▶ [Work to complete]: Copy everything in the listing below word for word, apart from any images.

▶ [Information shown]:
------------

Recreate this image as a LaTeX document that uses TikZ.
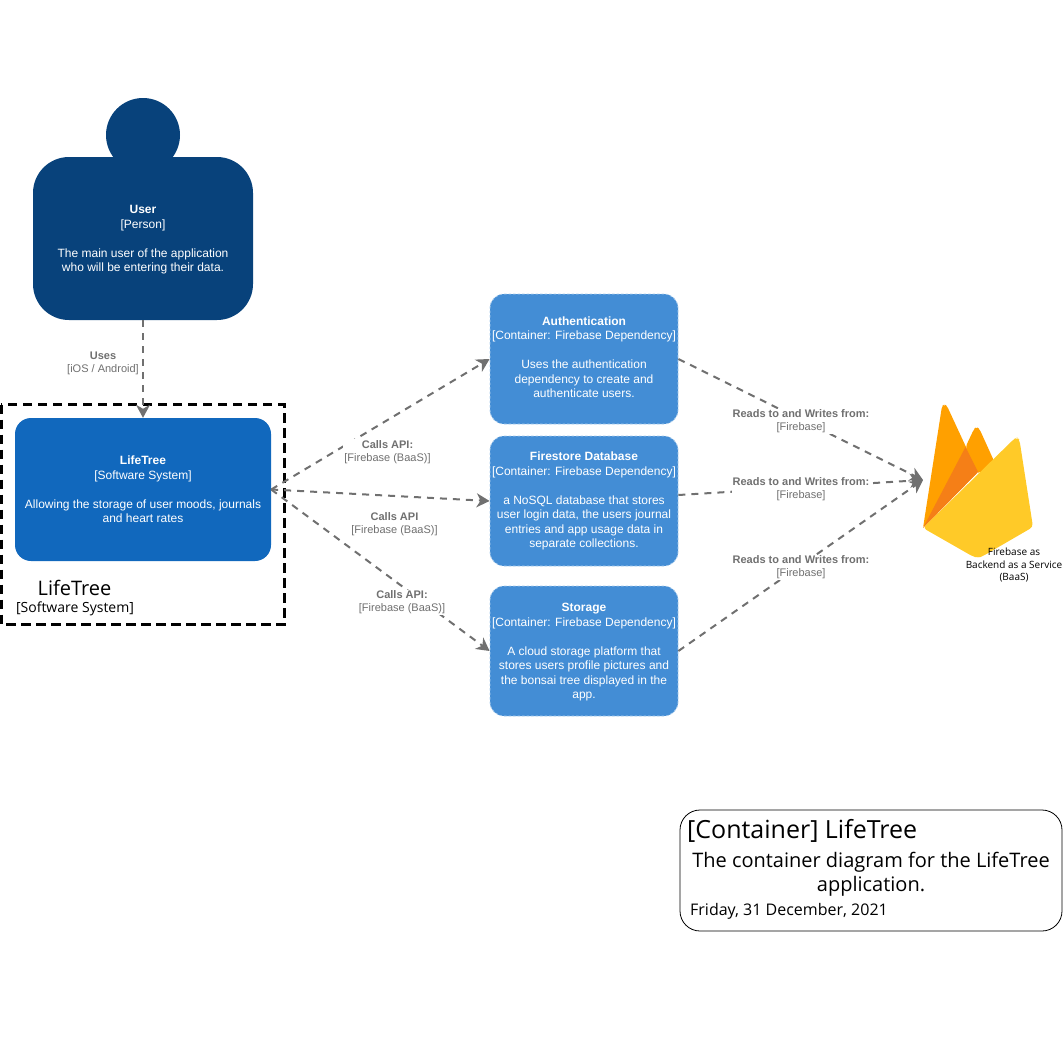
\documentclass[tikz,border=0pt]{standalone}
\usepackage{fontspec}
\setmainfont{Liberation Sans}
\newfontfamily\opensans{Open Sans}
\usetikzlibrary{arrows.meta}
\definecolor{personblue}{HTML}{08427B}
\definecolor{systemblue}{HTML}{1168BD}
\definecolor{containerblue}{HTML}{438DD5}
\definecolor{linegrey}{HTML}{707070}
\definecolor{fbamber}{HTML}{FFA000}
\definecolor{fbdark}{HTML}{F57F17}
\definecolor{fbyellow}{HTML}{FFCA28}
\tikzset{
  boxtext/.style={text=white,align=center,inner sep=0pt,font=\fontsize{12}{14.5}\selectfont},
  systembox/.style={boxtext,fill=systemblue,rounded corners=16pt,minimum width=256pt,minimum height=143pt},
  personbody/.style={boxtext,fill=personblue,rounded corners=36pt,minimum width=220pt,minimum height=163pt},
  personhead/.style={fill=personblue,circle,inner sep=0pt,minimum size=74pt},
  containerbox/.style={boxtext,fill=containerblue,draw=white!55!containerblue,dash pattern=on 2.5pt off 2pt,line width=.8pt,rounded corners=14pt,minimum width=188pt,minimum height=130pt},
  conn/.style={draw=linegrey,line width=2pt,dash pattern=on 7pt off 6pt,-{Stealth[length=13pt,width=14pt,inset=4pt,fill=linegrey]}},
  connlabel/.style={fill=white,text=linegrey,align=center,inner sep=1pt,font=\fontsize{11}{13}\selectfont},
  boundary/.style={draw=black,line width=3pt,dash pattern=on 9.5pt off 5.5pt},
  plainlabel/.style={inner sep=0pt,align=center,text=black},
}
\begin{document}
\begin{tikzpicture}[x=1pt,y=-1pt]
\useasboundingbox (0,0) rectangle (1063,1041);
% boundary
\draw[boundary] (1,404.5) rectangle (284,624.5);
\node[plainlabel,font=\opensans\fontsize{20}{22}\selectfont] (blabel) at (74.5,588) {LifeTree};
\node[plainlabel,font=\opensans\fontsize{14}{16}\selectfont] (bsub) at (75,608.5) {[Software System]};
% nodes
\node[personhead] (head) at (143,135) {};
\node[personbody] (user) at (143,238.5) {\rule{0pt}{11pt}\textbf{User}\\{}[Person]\\[14.5pt]The main user of the application\\who will be entering their data.};
\node[systembox] (lt) at (143,489.5) {\textbf{LifeTree}\\{}[Software System]\\[14.5pt]Allowing the storage of user moods, journals\\and heart rates};
\node[containerbox] (auth) at (584,359) {\textbf{Authentication}\\{}[Container: Firebase Dependency]\\[14.5pt]Uses the authentication\\dependency to create and\\authenticate users.\rule[-3.5pt]{0pt}{0pt}};
\node[containerbox] (fs) at (584,501) {\textbf{Firestore Database}\\{}[Container: Firebase Dependency]\\[14.5pt]a NoSQL database that stores\\user login data, the users journal\\entries and app usage data in\\separate collections.};
\node[containerbox] (st) at (584,651) {\rule{0pt}{10.5pt}\textbf{Storage}\\{}[Container: Firebase Dependency]\\[14.5pt]A cloud storage platform that\\stores users profile pictures and\\the bonsai tree displayed in the\\app.};
% firebase icon
\fill[fbamber,rounded corners=2.5pt] (923,528) -- (942,406) -- (944.5,404.5) -- (947,406) -- (966,447) -- (978,472) -- cycle;
\fill[fbamber,rounded corners=3pt] (965.5,447) -- (974,429) -- (976.5,427) -- (979.5,429) -- (994,461) -- (978,474) -- cycle;
\fill[fbdark] (923,528) -- (965.5,447) -- (978,472) -- cycle;
\fill[fbyellow,rounded corners=3.5pt] (923,528) -- (1014,439) -- (1017,437.5) -- (1019.5,440) -- (1033,527) -- (983,556) -- (978,558) -- (972,556) -- cycle;
\coordinate (fb) at (923,480);
\node[plainlabel,font=\opensans\fontsize{10}{12.5}\selectfont] (fblabel) at (1014,565) {Firebase as\\Backend as a Service\\(BaaS)};
% connectors
\draw[conn] (user.south) -- (lt.north);
\draw[conn] (lt.east) -- (auth.west);
\draw[conn] (lt.east) -- (fs.west);
\draw[conn] (lt.east) -- (st.west);
\draw[conn] (auth.east) -- (fb);
\draw[conn] ([yshift=6pt]fs.east) -- (fb);
\draw[conn] (st.east) -- (fb);
% connector labels
\node[connlabel] (l1) at (103,363) {\textbf{Uses}\\{}[iOS / Android]};
\node[connlabel] (l2) at (387.5,452) {\textbf{Calls API:}\\{}[Firebase (BaaS)]};
\node[connlabel] (l3) at (394.5,524.5) {\textbf{Calls API}\\{}[Firebase (BaaS)]};
\node[connlabel] (l4) at (402,602.5) {\textbf{Calls API:}\\{}[Firebase (BaaS)]};
\node[connlabel] (l5) at (801,421.5) {\textbf{Reads to and Writes from:}\\{}[Firebase]};
\node[connlabel] (l6) at (801,489.5) {\textbf{Reads to and Writes from:}\\{}[Firebase]};
\node[connlabel] (l7) at (801,567.5) {\textbf{Reads to and Writes from:}\\{}[Firebase]};
% title
\node[draw=black,line width=.8pt,rounded corners=20pt,minimum width=382pt,minimum height=121pt,inner sep=0pt] (titlebox) at (871,870.5) {};
\node[plainlabel,anchor=west,font=\opensans\fontsize{25}{29}\selectfont] (title) at (687,831) {[Container] LifeTree};
\node[plainlabel,font=\opensans\fontsize{20}{24}\selectfont] (desc) at (871,874) {The container diagram for the LifeTree\\application.};
\node[plainlabel,anchor=west,font=\opensans\fontsize{16}{18}\selectfont] (date) at (690,911.5) {Friday, 31 December, 2021};
\end{tikzpicture}
\end{document}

------------

▶ [Expected output]:
Recreate this image as a LaTeX document that uses TikZ.
\documentclass[tikz,border=0pt]{standalone}
\usepackage{fontspec}
\setmainfont{Liberation Sans}
\newfontfamily\opensans{Open Sans}
\usetikzlibrary{arrows.meta}
\definecolor{personblue}{HTML}{08427B}
\definecolor{systemblue}{HTML}{1168BD}
\definecolor{containerblue}{HTML}{438DD5}
\definecolor{linegrey}{HTML}{707070}
\definecolor{fbamber}{HTML}{FFA000}
\definecolor{fbdark}{HTML}{F57F17}
\definecolor{fbyellow}{HTML}{FFCA28}
\tikzset{
  boxtext/.style={text=white,align=center,inner sep=0pt,font=\fontsize{12}{14.5}\selectfont},
  systembox/.style={boxtext,fill=systemblue,rounded corners=16pt,minimum width=256pt,minimum height=143pt},
  personbody/.style={boxtext,fill=personblue,rounded corners=36pt,minimum width=220pt,minimum height=163pt},
  personhead/.style={fill=personblue,circle,inner sep=0pt,minimum size=74pt},
  containerbox/.style={boxtext,fill=containerblue,draw=white!55!containerblue,dash pattern=on 2.5pt off 2pt,line width=.8pt,rounded corners=14pt,minimum width=188pt,minimum height=130pt},
  conn/.style={draw=linegrey,line width=2pt,dash pattern=on 7pt off 6pt,-{Stealth[length=13pt,width=14pt,inset=4pt,fill=linegrey]}},
  connlabel/.style={fill=white,text=linegrey,align=center,inner sep=1pt,font=\fontsize{11}{13}\selectfont},
  boundary/.style={draw=black,line width=3pt,dash pattern=on 9.5pt off 5.5pt},
  plainlabel/.style={inner sep=0pt,align=center,text=black},
}
\begin{document}
\begin{tikzpicture}[x=1pt,y=-1pt]
\useasboundingbox (0,0) rectangle (1063,1041);
% boundary
\draw[boundary] (1,404.5) rectangle (284,624.5);
\node[plainlabel,font=\opensans\fontsize{20}{22}\selectfont] (blabel) at (74.5,588) {LifeTree};
\node[plainlabel,font=\opensans\fontsize{14}{16}\selectfont] (bsub) at (75,608.5) {[Software System]};
% nodes
\node[personhead] (head) at (143,135) {};
\node[personbody] (user) at (143,238.5) {\rule{0pt}{11pt}\textbf{User}\\{}[Person]\\[14.5pt]The main user of the application\\who will be entering their data.};
\node[systembox] (lt) at (143,489.5) {\textbf{LifeTree}\\{}[Software System]\\[14.5pt]Allowing the storage of user moods, journals\\and heart rates};
\node[containerbox] (auth) at (584,359) {\textbf{Authentication}\\{}[Container: Firebase Dependency]\\[14.5pt]Uses the authentication\\dependency to create and\\authenticate users.\rule[-3.5pt]{0pt}{0pt}};
\node[containerbox] (fs) at (584,501) {\textbf{Firestore Database}\\{}[Container: Firebase Dependency]\\[14.5pt]a NoSQL database that stores\\user login data, the users journal\\entries and app usage data in\\separate collections.};
\node[containerbox] (st) at (584,651) {\rule{0pt}{10.5pt}\textbf{Storage}\\{}[Container: Firebase Dependency]\\[14.5pt]A cloud storage platform that\\stores users profile pictures and\\the bonsai tree displayed in the\\app.};
% firebase icon
\fill[fbamber,rounded corners=2.5pt] (923,528) -- (942,406) -- (944.5,404.5) -- (947,406) -- (966,447) -- (978,472) -- cycle;
\fill[fbamber,rounded corners=3pt] (965.5,447) -- (974,429) -- (976.5,427) -- (979.5,429) -- (994,461) -- (978,474) -- cycle;
\fill[fbdark] (923,528) -- (965.5,447) -- (978,472) -- cycle;
\fill[fbyellow,rounded corners=3.5pt] (923,528) -- (1014,439) -- (1017,437.5) -- (1019.5,440) -- (1033,527) -- (983,556) -- (978,558) -- (972,556) -- cycle;
\coordinate (fb) at (923,480);
\node[plainlabel,font=\opensans\fontsize{10}{12.5}\selectfont] (fblabel) at (1014,565) {Firebase as\\Backend as a Service\\(BaaS)};
% connectors
\draw[conn] (user.south) -- (lt.north);
\draw[conn] (lt.east) -- (auth.west);
\draw[conn] (lt.east) -- (fs.west);
\draw[conn] (lt.east) -- (st.west);
\draw[conn] (auth.east) -- (fb);
\draw[conn] ([yshift=6pt]fs.east) -- (fb);
\draw[conn] (st.east) -- (fb);
% connector labels
\node[connlabel] (l1) at (103,363) {\textbf{Uses}\\{}[iOS / Android]};
\node[connlabel] (l2) at (387.5,452) {\textbf{Calls API:}\\{}[Firebase (BaaS)]};
\node[connlabel] (l3) at (394.5,524.5) {\textbf{Calls API}\\{}[Firebase (BaaS)]};
\node[connlabel] (l4) at (402,602.5) {\textbf{Calls API:}\\{}[Firebase (BaaS)]};
\node[connlabel] (l5) at (801,421.5) {\textbf{Reads to and Writes from:}\\{}[Firebase]};
\node[connlabel] (l6) at (801,489.5) {\textbf{Reads to and Writes from:}\\{}[Firebase]};
\node[connlabel] (l7) at (801,567.5) {\textbf{Reads to and Writes from:}\\{}[Firebase]};
% title
\node[draw=black,line width=.8pt,rounded corners=20pt,minimum width=382pt,minimum height=121pt,inner sep=0pt] (titlebox) at (871,870.5) {};
\node[plainlabel,anchor=west,font=\opensans\fontsize{25}{29}\selectfont] (title) at (687,831) {[Container] LifeTree};
\node[plainlabel,font=\opensans\fontsize{20}{24}\selectfont] (desc) at (871,874) {The container diagram for the LifeTree\\application.};
\node[plainlabel,anchor=west,font=\opensans\fontsize{16}{18}\selectfont] (date) at (690,911.5) {Friday, 31 December, 2021};
\end{tikzpicture}
\end{document}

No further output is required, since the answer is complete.